Send Them to the Pigs! Reflections on Luke 8:26-39, Pentecost 2, Year C

by John C, Holbert on Friday, May 2, 2025

          We have today a text with a named location for which we have no solid evidence of its existence. Manuscripts vary about the title of the city where the action occurs: Gerasenes, say some; Gaderenes, another; Gergesenes a third. It is supposed to be close to the Sea of Galilee, but we will never be certain. What we can be certain of is the existence there of a man possessed by demons. There is little use in fighting about whether the tale is somehow historical, that these supernatural beings really exist. It is 2000 years ago, and rational explanations for odd human behaviors are not easily available. The man said to be possessed, due to his violent and unpredictable actions is no longer welcome to live in a house, but must reside among the tombs, the place of the dead, and like those dead he wears no clothes, but is naked. In short, he is a man cut off from any community.

 

         When the man saw Jesus, who has stepped out of a boat after a rough voyage on the sea, the man fell on his face, a typical action of worship, but not in this case. He cries out in a very loud voice, “What is there between us, Jesus Son of God Most High?” (Luke 8:28) This is of course the demons talking, and already they are cowed by the presence of Jesus, because they “beg him,” “do not torment me!” Luke tells us that “Jesus was (already) ordering the unclean spirit to go out of the man” (Luke 8:29). Luke follows Mark’s telling here quite closely, making it plain that the demon knows well just who Jesus is, while his disciples are very slow to understand that fact.

 

         Jesus demands the name of the demon, and receives a memorable reply. “Legion,” he shouts. The word is a Latin loanword in Greek.

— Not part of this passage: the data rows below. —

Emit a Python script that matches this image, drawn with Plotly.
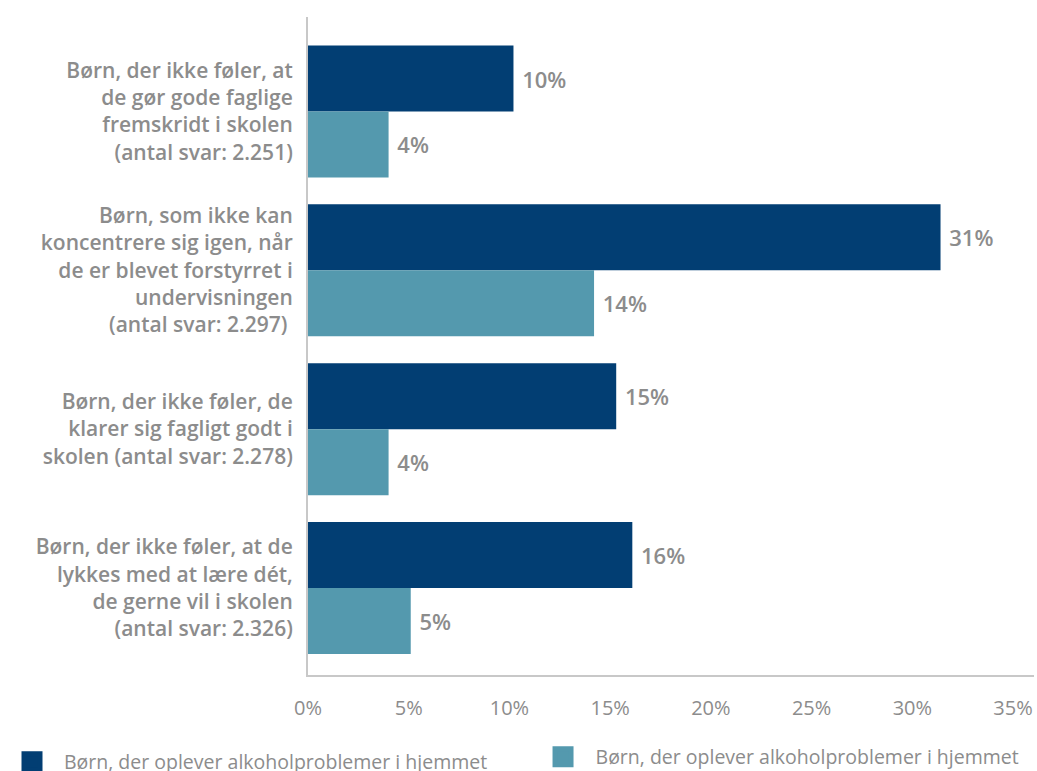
import plotly.graph_objects as go

categories = [
    "Børn, der ikke føler, at<br>de gør gode faglige<br>fremskridt i skolen<br>(antal svar: 2.251)",
    "Børn, som ikke kan<br>koncentrere sig igen, når<br>de er blevet forstyrret i<br>undervisningen<br>(antal svar: 2.297) ",
    "Børn, der ikke føler, de<br>klarer sig fagligt godt i<br>skolen (antal svar: 2.278)",
    "Børn, der ikke føler, at de<br>lykkes med at lære dét,<br>de gerne vil i skolen<br>(antal svar: 2.326)",
]
series_names = [
    "Børn, der oplever alkoholproblemer i hjemmet",
    "Børn, der oplever alkoholproblemer i hjemmet",
]
dark_values = [10.2, 31.4, 15.3, 16.1]
light_values = [4.0, 14.2, 4.0, 5.1]
dark_labels = ["10%", "31%", "15%", "16%"]
light_labels = ["4%", "14%", "4%", "5%"]
tick_vals = [0, 5, 10, 15, 20, 25, 30, 35]
tick_text = ["0%", "5%", "10%", "15%", "20%", "25%", "30%", "35%"]

GREY = "#8c8c8c"
FONT = "Open Sans"
DARK = "#023e73"
LIGHT = "#5499ae"

fig = go.Figure()
for name, vals, labels, color, leg in [
    (series_names[0], dark_values, dark_labels, DARK, "legend"),
    (series_names[1], light_values, light_labels, LIGHT, "legend2"),
]:
    fig.add_trace(go.Bar(
        y=categories, x=vals, orientation="h", name=name,
        marker=dict(color=color, line=dict(width=0)),
        text=["\u00a0" + t for t in labels],
        textposition="outside", cliponaxis=False,
        textfont=dict(family=FONT, size=22, color=GREY, weight=600),
        hoverinfo="skip", showlegend=False,
    ))
    # legend-only entry with a larger square key
    fig.add_trace(go.Scatter(
        x=[None], y=[None], mode="markers", name=name, legend=leg,
        marker=dict(symbol="square", size=16, color=color,
                    line=dict(color=color, width=5)),
        hoverinfo="skip", showlegend=True,
    ))

legend_font = dict(family=FONT, size=19.5, color=GREY, weight=400)
fig.update_layout(
    width=1037, height=771,
    margin=dict(l=308, r=3, t=17, b=96, autoexpand=False),
    paper_bgcolor="white", plot_bgcolor="white",
    barmode="group", bargap=0.169, bargroupgap=0,
    font=dict(family=FONT, color=GREY, weight=600),
    showlegend=True,
    legend=dict(
        xref="container", x=0.0, yref="container", y=0.0117,
        yanchor="middle", xanchor="left", font=legend_font,
        itemwidth=54, itemsizing="trace",
    ),
    legend2=dict(
        xref="container", x=0.5116, yref="container", y=0.0182,
        yanchor="middle", xanchor="left", font=legend_font,
        itemwidth=55, itemsizing="trace",
    ),
)
fig.update_xaxes(
    range=[0, 36.04], tickvals=tick_vals, ticktext=tick_text,
    showgrid=False, zeroline=False, automargin=False, tickangle=0,
    showline=True, linecolor="#c8c8c8", linewidth=2,
    tickfont=dict(family=FONT, size=20, color=GREY, weight=400),
    ticklabelstandoff=14, fixedrange=True,
)
fig.update_yaxes(
    categoryorder="array", categoryarray=categories,
    range=[3.548, -0.595], automargin=False,
    showgrid=False, zeroline=False,
    showline=True, linecolor="#c8c8c8", linewidth=2,
    tickfont=dict(family=FONT, size=21, color=GREY, weight=600),
    ticklabelstandoff=9, fixedrange=True,
)

fig.write_html(
    "out.html",
    config={"displayModeBar": False},
    post_script="document.body.style.margin='0';document.body.style.overflow='hidden';",
)
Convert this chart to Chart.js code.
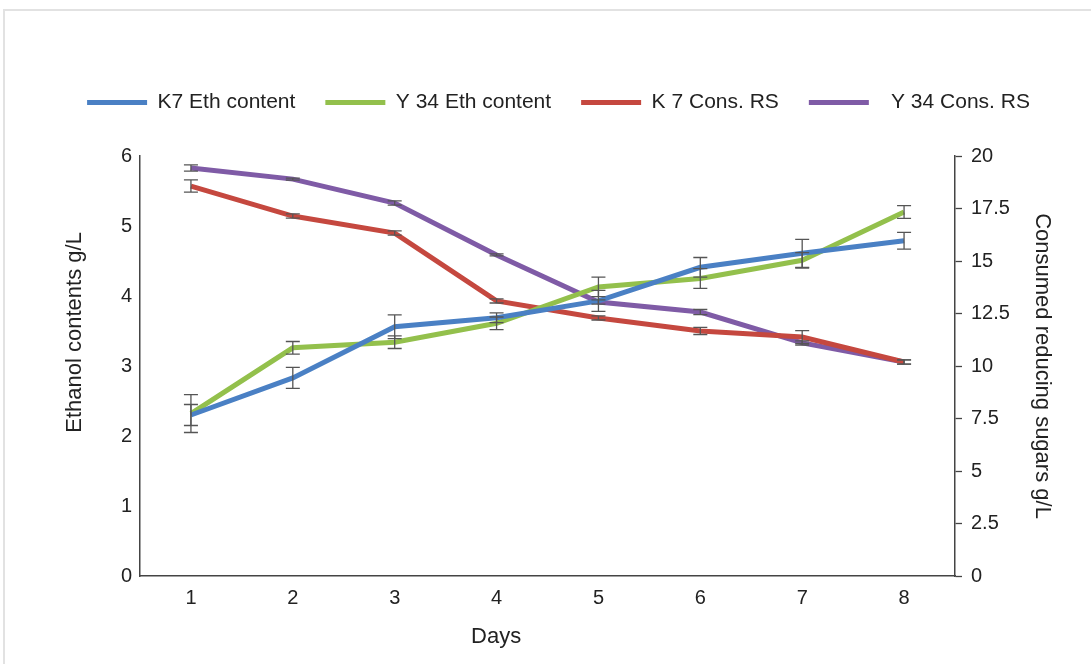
<!DOCTYPE html>
<html>
<head>
<meta charset="utf-8">
<script src="https://cdn.jsdelivr.net/npm/chart.js@4.4.1/dist/chart.umd.min.js"></script>
<style>
  html, body { margin: 0; padding: 0; background: #fff; overflow: hidden; }
  #frame { position: absolute; left: 3px; top: 9px; width: 1200px; height: 800px; border: 2px solid #e2e2e2; box-sizing: border-box; }
  #chart { position: absolute; left: 0; top: 0; }
</style>
</head>
<body>
<div id="frame"></div>
<canvas id="chart" width="1091" height="664"></canvas>
<script>
/* ===== DATA ===== */

const days = ['1', '2', '3', '4', '5', '6', '7', '8'];

// ethanol, g/L (left axis)
const k7Eth = [2.30, 2.83, 3.56, 3.69, 3.93, 4.41, 4.61, 4.79];
const y34Eth = [2.32, 3.26, 3.34, 3.61, 4.13, 4.25, 4.51, 5.20];
const k7EthErr = [0.15, 0.15, 0.17, 0.07, 0.15, 0.14, 0.20, 0.12];
const y34EthErr = [0.27, 0.09, 0.09, 0.09, 0.14, 0.14, 0.11, 0.09];

// consumed reducing sugars, g/L (right axis)
const k7RS = [18.57, 17.14, 16.33, 13.10, 12.29, 11.67, 11.38, 10.19];
const y34RS = [19.43, 18.90, 17.76, 15.29, 13.05, 12.57, 11.10, 10.19];
const k7RSErr = [0.29, 0.10, 0.10, 0.10, 0.10, 0.17, 0.30, 0.10];
const y34RSErr = [0.15, 0.05, 0.10, 0.05, 0.10, 0.12, 0.10, 0.10];

const leftTicks = [0, 1, 2, 3, 4, 5, 6];
const rightTicks = [0, 2.5, 5, 7.5, 10, 12.5, 15, 17.5, 20];

/* ===== HELPERS ===== */

const FONT_FAMILY = '"Liberation Sans", Arial, sans-serif';
const TEXT = '#222';
const AXIS = '#444';

// error bars drawn through the dataset's own y scale
const errorBarPlugin = {
  id: 'errorBars',
  afterDatasetsDraw(chart) {
    const { ctx } = chart;
    ctx.save();
    ctx.strokeStyle = '#555';
    ctx.lineWidth = 1.3;
    chart.data.datasets.forEach((ds, i) => {
      const meta = chart.getDatasetMeta(i);
      const yScale = chart.scales[ds.yAxisID];
      meta.data.forEach((pt, j) => {
        const v = ds.data[j], e = ds.errors[j];
        const yTop = yScale.getPixelForValue(v + e);
        const yBot = yScale.getPixelForValue(v - e);
        const x = pt.x;
        ctx.beginPath();
        ctx.moveTo(x, yTop); ctx.lineTo(x, yBot);
        ctx.moveTo(x - 7, yTop); ctx.lineTo(x + 7, yTop);
        ctx.moveTo(x - 7, yBot); ctx.lineTo(x + 7, yBot);
        ctx.stroke();
      });
    });
    ctx.restore();
  }
};

// "Days" and the left title sit off-centre in the original
const axisTitlesPlugin = {
  id: 'axisTitles',
  afterDraw(chart) {
    const { ctx, chartArea } = chart;
    ctx.save();
    ctx.font = '22px ' + FONT_FAMILY;
    ctx.fillStyle = TEXT;
    ctx.textAlign = 'center';
    ctx.textBaseline = 'middle';
    ctx.fillText('Days', chartArea.left + (chartArea.right - chartArea.left) * 0.437, 637);
    ctx.translate(75, chartArea.top + (chartArea.bottom - chartArea.top) * 0.42);
    ctx.rotate(-Math.PI / 2);
    ctx.fillText('Ethanol contents g/L', 0, 0);
    ctx.restore();
  }
};

// extra room under the legend
const legendGapPlugin = {
  id: 'legendGap',
  beforeInit(chart) {
    const fit = chart.legend.fit;
    chart.legend.fit = function() {
      fit.bind(chart.legend)();
      this.height += 33;
    };
  }
};

function line(label, data, errors, color, axis) {
  return {
    label, data, errors,
    yAxisID: axis,
    borderColor: color,
    backgroundColor: color,
    borderWidth: 5,
    pointRadius: 0,
    tension: 0,
  };
}

/* ===== CHART ===== */

new Chart(document.getElementById('chart'), {
  type: 'line',
  data: {
    labels: days,
    datasets: [
      line('K7 Eth content', k7Eth, k7EthErr, '#4a80c4', 'yL'),
      line('Y 34 Eth content', y34Eth, y34EthErr, '#93c04c', 'yL'),
      line('K 7 Cons. RS', k7RS, k7RSErr, '#c5483f', 'yR'),
      line('  Y 34 Cons. RS', y34RS, y34RSErr, '#7f5ba6', 'yR'),
    ]
  },
  options: {
    responsive: false,
    animation: false,
    layout: { padding: { left: 52, right: 26, top: 62, bottom: 0 } },
    plugins: {
      legend: {
        position: 'top',
        labels: {
          font: { family: FONT_FAMILY, size: 21 },
          color: TEXT,
          boxWidth: 60,
          boxHeight: 5,
          padding: 30,
          generateLabels(chart) {
            return chart.data.datasets.map((ds, i) => ({
              text: ds.label,
              fillStyle: ds.borderColor,
              strokeStyle: ds.borderColor,
              lineWidth: 0,
              fontColor: TEXT,
              datasetIndex: i,
            }));
          }
        }
      },
      tooltip: { enabled: false }
    },
    scales: {
      x: {
        offset: true,
        grid: { display: false, drawTicks: false },
        border: { color: AXIS, width: 1.5 },
        ticks: { font: { family: FONT_FAMILY, size: 20 }, color: TEXT, padding: 10, maxRotation: 0 },
        afterFit(scale) { scale.height = 88; }
      },
      yL: {
        position: 'left',
        min: 0, max: 6,
        afterBuildTicks(scale) { scale.ticks = leftTicks.map(v => ({ value: v })); },
        grid: { display: false, drawTicks: false },
        border: { color: AXIS, width: 1.5 },
        ticks: { font: { family: FONT_FAMILY, size: 20 }, color: TEXT, padding: 8 },
        afterFit(scale) { scale.width = 88; }
      },
      yR: {
        position: 'right',
        min: 0, max: 20,
        afterBuildTicks(scale) { scale.ticks = rightTicks.map(v => ({ value: v })); },
        grid: { drawOnChartArea: false, drawTicks: true, tickLength: 7, tickColor: AXIS, tickWidth: 1.3 },
        border: { color: AXIS, width: 1.5 },
        ticks: { font: { family: FONT_FAMILY, size: 20 }, color: TEXT, padding: 9 },
        title: { display: true, text: 'Consumed reducing sugars g/L', font: { family: FONT_FAMILY, size: 22 }, color: TEXT, padding: { top: 10, bottom: 0 } },
        afterFit(scale) { scale.width = 110; }
      }
    }
  },
  plugins: [errorBarPlugin, axisTitlesPlugin, legendGapPlugin]
});
</script>
</body>
</html>
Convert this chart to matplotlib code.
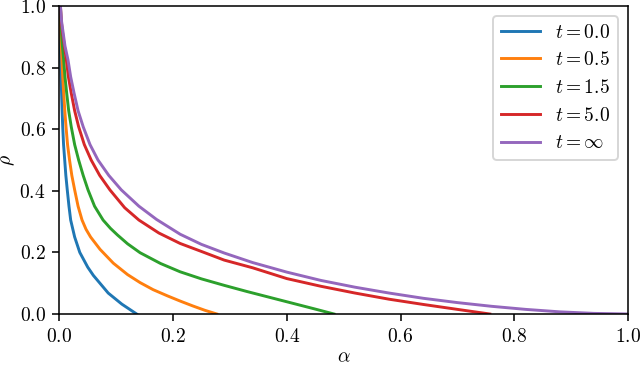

The Roman military unit called Legio had between four and six thousand soldiers; thus, the possessed man is riddled with demons indeed! The demons began begging Jesus “not to send them to the abyss” (Luke 8:31). While Mark has the Legion afraid to be sent out of the region, Luke makes their fears far more cosmic. They do not want to be returned to the place whence they came, namely abyssos. The abyss is the place of the beast in Rev.11:7 and 17:8, and ultimately in Rev.20:3 the final abode of Satan. The word comes from the Septuagint translation of Hebrew tehom,the “deep” where the sea monsters live (Gen 1:2, 7:11).

 

         Instead, the demons ask Jesus to send them into a herd of pigs grazing nearby which he allows them to do. Ironically, the pigs rush headlong into the sea, dragging the demons with them, so the demons end up in a watery place anyway! The reactions to all this drama are interesting. The pig-keepers watch their flock drown in the sea, and immediately flee into “the city and the countryside” to tell the tale (Luke 8:34). As a result, “people come out to see what had happened, go up to Jesus, and see the formerly possessed man clothed and in his right mind” (Luke 8:35). “And they grew afraid.” The source of their fear is not all that clear. Are they afraid because of Jesus’s display of power? Are they afraid because the man they had pegged as insane was now no longer so? Just what sort of world will it be for them if crazy people, living outside and naked, suddenly seem fine? 

 

         But that is not their only, nor greatest, fear. “Those who had seen told them how the demoniac was saved. The entire assembly of the Gerasene region asked him to depart from them, for they were seized with great fear” (Luke 8:36-37). They are afraid for several possible reasons, but now they are “seized” with a much greater fear, and as a result, demand that “he” get out of their region. Is the “he” the demoniac or Jesus? Perhaps both? Since Jesus gets into the boat apparently to depart, the “he” is presumably Jesus. But what are they to do with this man, formerly dangerous and uncontrollable, but now calm and sitting among them?

 

         That man, seeing Jesus leaving, begs to go with him (Luke 8:38). Jesus refuses, but rather assigns the man a task: “Go back to your house  and relate everything that God has done for you.” But will that not be a very hard task! He has not lived in a “house” for a period of time, but has squatted among the dead, bound with chains and screaming wildly. How will he be received in a house after all that? Who will listen to him? Nonetheless, “he went away, preaching throughout the whole city everything Jesus did for him” (Luke 8:39). We note that Luke does not tell us if his preaching bore fruit!

 

         We see clearly here the result of being saved, being made whole again. Salvation, according to Luke, is a two-pronged event. First, there are the signs of being made whole. Here the demons are controlled and sent to their watery abyss. But second, the saved man is charged with the call of Jesus to tell his story, no matter how difficult that may be under the circumstances. Is it not so for us? Being “saved” is merely step one; the one saved must be ready to tell what has happened, to spread the good news widely that Jesus is active in the world, moving that world toward wholeness and unity. Those saved ones are the witnesses to that reality.